Retro Vault is our regular weekly feature in which we dive into gaming's past and share five classic nuggets of retro nostalgia. If you want to catch up on previous Retro Vaults, check out the CVG Retro Vault archive.
August 1995 - Yoshi's Island artwork
In the mid-90s, Shigeru Miyamoto wasn't pleased. Reportedly less than impressed with the pre-rendered sprites of Donkey Kong Country, it's said that Miyamoto was unhappy when asked to create another platformer with a similar visual style.
Eager to prove that hand-drawn sprites would always look better than pre-rendered ones, Miyamoto decided to do the complete opposite and designed a game that looked more hand-drawn than anything before it.

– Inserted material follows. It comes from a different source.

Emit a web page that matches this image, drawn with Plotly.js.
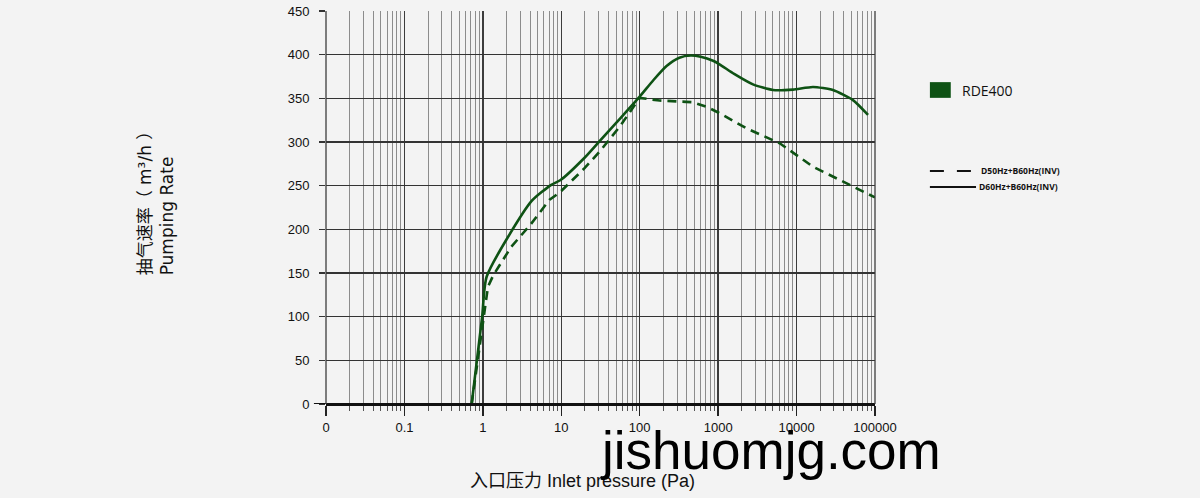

Take a single screenshot from Yoshi's Island and, pixellated edges aside, you'd be forgiven for thinking it was an illustration in a children's book. Its bright, colourful backgrounds were designed to look as if they had been drawn with paints, pastels and marker pens.
Behind this seemingly simplistic look was a lot of work going on under the hood: or rather, inside the cartridge. Yoshi's Island 2 was equipped with Super FX 2, a special custom chip that enabled the game to pull off impressive sprite rotation and scaling tricks.
Yoshi's Island was loved by critics and players alike, but Miyamoto's bosses did eventually get their way. Its sequel, N64 title Yoshi's Story, ditched the hand-drawn sprites in favour of pre-rendered ones. It's nowhere near as fondly remembered.